(To be done):
The lines to extract run from the first line of the material below to the line containing "ao_pos = 6.88", both included; leave the pictures behind.

########

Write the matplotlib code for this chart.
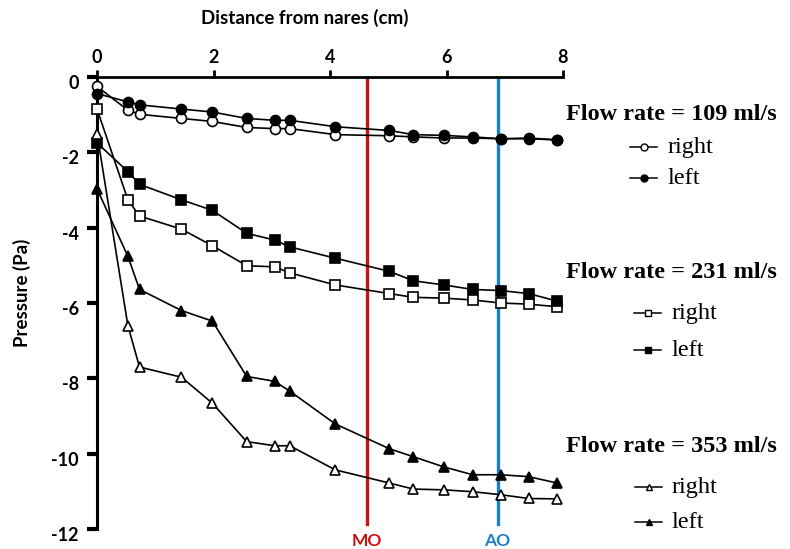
import matplotlib
matplotlib.use("Agg")
import matplotlib.pyplot as plt
import matplotlib.transforms as mtransforms
from matplotlib.lines import Line2D

plt.rcParams["axes.unicode_minus"] = False

# ---- data (distance from nares, cm / pressure, Pa)
dist = [0, 0.53, 0.73, 1.45, 1.98, 2.57, 3.05, 3.31, 4.09,
        5.02, 5.43, 5.95, 6.45, 6.93, 7.41, 7.9]

p109_right = [-0.25, -0.88, -0.99, -1.10, -1.18, -1.34, -1.37, -1.37, -1.53,
              -1.56, -1.59, -1.62, -1.62, -1.64, -1.64, -1.67]
p109_left = [-0.44, -0.66, -0.74, -0.85, -0.93, -1.10, -1.15, -1.15, -1.32,
             -1.42, -1.53, -1.55, -1.59, -1.64, -1.62, -1.67]

p231_right = [-0.85, -3.26, -3.69, -4.04, -4.48, -5.01, -5.04, -5.20, -5.52,
              -5.75, -5.85, -5.87, -5.92, -6.00, -6.03, -6.10]
p231_left = [-1.75, -2.51, -2.85, -3.26, -3.54, -4.15, -4.33, -4.51, -4.81,
             -5.16, -5.41, -5.52, -5.64, -5.67, -5.75, -5.95]

p353_right = [-1.50, -6.60, -7.70, -7.97, -8.66, -9.68, -9.79, -9.79, -10.43,
              -10.78, -10.94, -10.96, -11.01, -11.09, -11.19, -11.20]
p353_left = [-2.97, -4.76, -5.64, -6.20, -6.48, -7.95, -8.08, -8.34, -9.21,
             -9.87, -10.08, -10.35, -10.56, -10.56, -10.61, -10.78]

mo_pos = 4.64
ao_pos = 6.88

xticks = [0, 2, 4, 6, 8]
yticks = [0, -2, -4, -6, -8, -10, -12]

W, H = 790, 549
fig = plt.figure(figsize=(W / 100, H / 100), dpi=100)
ax = fig.add_axes([97 / W, 1 - 529 / H, (563 - 97) / W, (529 - 77) / H])

sans = "Lato"
serif = "Liberation Serif"

# vertical markers for MO / AO
ax.axvline(mo_pos, ymin=0.01, ymax=1, color="#cc1111", lw=2.4, zorder=1)
ax.axvline(ao_pos, ymin=0.01, ymax=1, color="#1a7fd0", lw=2.4, zorder=1)

series = [
    (p109_right, "o", "white", 7.2),
    (p109_left, "o", "black", 7.2),
    (p231_right, "s", "white", 6.5),
    (p231_left, "s", "black", 6.5),
    (p353_right, "^", "white", 7),
    (p353_left, "^", "black", 7),
]
for vals, mk, fc, ms in series:
    ax.plot(dist, vals, color="black", lw=1.2, marker=mk, ms=ms,
            mfc=fc, mec="black", mew=1.2, zorder=3, clip_on=False)

ax.set_xlim(0, 8)
ax.set_ylim(-12, 0)
ax.xaxis.tick_top()
ax.set_xticks(xticks)
ax.set_xticklabels([str(t) for t in xticks])
ax.set_yticks(yticks)
ax.set_yticklabels([str(t) for t in yticks])
ax.tick_params(axis="x", direction="out", length=5, width=2, pad=3,
               labelsize=13)
ax.tick_params(axis="y", direction="out", length=7, width=3, pad=6,
               labelsize=13)
shift = mtransforms.ScaledTranslation(0, -5 / 100, fig.dpi_scale_trans)
for lbl in ax.get_xticklabels() + ax.get_yticklabels():
    lbl.set_fontfamily(sans)
    lbl.set_fontweight("bold")
for lbl in ax.get_yticklabels():
    lbl.set_transform(lbl.get_transform() + shift)

ax.spines["right"].set_visible(False)
ax.spines["bottom"].set_visible(False)
ax.spines["left"].set_linewidth(2.2)
ax.spines["top"].set_linewidth(2)

# axis titles
fig.text(305 / W, 1 - 18 / H, "Distance from nares (cm)", ha="center",
         va="center", fontsize=13.5, fontweight="bold", family=sans)
fig.text(22 / W, 1 - 293 / H, "Pressure (Pa)", ha="center", va="center",
         rotation=90, fontsize=13.5, fontweight="bold", family=sans)

# MO / AO labels
fig.text(367 / W, 1 - 541 / H, "MO", ha="center", va="center", fontsize=12.5,
         fontweight="bold", family=sans, color="#cc1111")
fig.text(497 / W, 1 - 541 / H, "AO", ha="center", va="center", fontsize=12.5,
         fontweight="bold", family=sans, color="#1a7fd0")

# side legends
legend_blocks = [
    ("Flow rate = 109 ml/s", 115, "o", 147, 178, 630, 668),
    ("Flow rate = 231 ml/s", 272, "s", 313, 350, 634, 672),
    ("Flow rate = 353 ml/s", 447, "^", 487, 522, 635, 672),
]
for title, ty, mk, ry, ly, hx, tx in legend_blocks:
    fig.text(566 / W, 1 - ty / H, title, ha="left", va="center",
             fontsize=17.5, fontweight="bold", family=serif)
    for yy, fc, name in [(ry, "white", "right"), (ly, "black", "left")]:
        fig.add_artist(Line2D([hx / W, (hx + 27) / W], [1 - yy / H, 1 - yy / H],
                              color="black", lw=1.1))
        fig.add_artist(Line2D([(hx + 13.5) / W], [1 - yy / H], marker=mk,
                              ms=5, mfc=fc, mec="black", mew=1))
        fig.text(tx / W, 1 - yy / H, name, ha="left", va="center",
                 fontsize=17.5, family=serif)

fig.savefig("out.png", dpi=100)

########

(Finished answer):
Write the matplotlib code for this chart.
import matplotlib
matplotlib.use("Agg")
import matplotlib.pyplot as plt
import matplotlib.transforms as mtransforms
from matplotlib.lines import Line2D

plt.rcParams["axes.unicode_minus"] = False

# ---- data (distance from nares, cm / pressure, Pa)
dist = [0, 0.53, 0.73, 1.45, 1.98, 2.57, 3.05, 3.31, 4.09,
        5.02, 5.43, 5.95, 6.45, 6.93, 7.41, 7.9]

p109_right = [-0.25, -0.88, -0.99, -1.10, -1.18, -1.34, -1.37, -1.37, -1.53,
              -1.56, -1.59, -1.62, -1.62, -1.64, -1.64, -1.67]
p109_left = [-0.44, -0.66, -0.74, -0.85, -0.93, -1.10, -1.15, -1.15, -1.32,
             -1.42, -1.53, -1.55, -1.59, -1.64, -1.62, -1.67]

p231_right = [-0.85, -3.26, -3.69, -4.04, -4.48, -5.01, -5.04, -5.20, -5.52,
              -5.75, -5.85, -5.87, -5.92, -6.00, -6.03, -6.10]
p231_left = [-1.75, -2.51, -2.85, -3.26, -3.54, -4.15, -4.33, -4.51, -4.81,
             -5.16, -5.41, -5.52, -5.64, -5.67, -5.75, -5.95]

p353_right = [-1.50, -6.60, -7.70, -7.97, -8.66, -9.68, -9.79, -9.79, -10.43,
              -10.78, -10.94, -10.96, -11.01, -11.09, -11.19, -11.20]
p353_left = [-2.97, -4.76, -5.64, -6.20, -6.48, -7.95, -8.08, -8.34, -9.21,
             -9.87, -10.08, -10.35, -10.56, -10.56, -10.61, -10.78]

mo_pos = 4.64
ao_pos = 6.88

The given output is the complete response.